Jonathan Hunter wrote in a message to Hal Roney:
JH> :-))) I've now got as far as getting my "development" box up
JH> and running with Arcnet and Ethernet cards in it, but I'm
JH> now stuck on the physical cabling side for Arcnet.. Do I use
JH> T-pieces and terminators, as in Ethernet??
You can wire ARCnet that way, yes.
JH> So far, the green light on the card (LINK?) is on
JH> permanently, but the red light (DATA??) just flashes every
JH> second or so :-( BTW - there are no other machines on this
JH> LAN yet..
This is normal. ARCnet is a token bus system, so there has to be a master
who emits the tokens. When ARCnet comes up, the lowest address card becomes
the master.

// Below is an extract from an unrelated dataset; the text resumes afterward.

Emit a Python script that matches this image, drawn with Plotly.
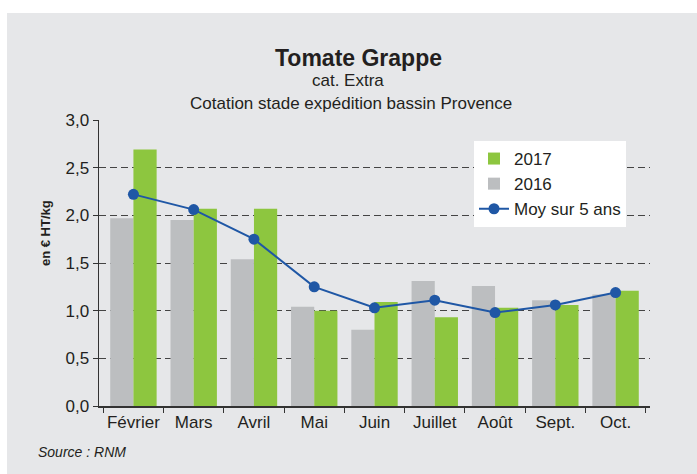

What your lone card does is try to find some existing master
and, if none is found, begin issuing tokens on its own as master.
JH> I hope it will be... An interesting experiment, anyway, and
JH> possibly useful if I ever want a network link to next door
JH> or something (probably too far for Ethernet).
Routing between ARCnet and Ethernet LANs is fully supported by Linux, as long
as you use a protocol such as IP which allows it.
JH> Linux can use something called "ncpfs" - NCP file system. That
JH> enables it to mount Netware volumes and servers directly into
JH> the filesystem tree. It's one of the reasons I'm staying with
JH> Linux, rather than moving to FreeBSD or similar!
The ncpfs utilities only make sense in an existing NetWare environment.
There is also mars_nwe which allows Linux to emulate a NetWare server.
If you are not dealing with existing NetWare, Samba makes more sense.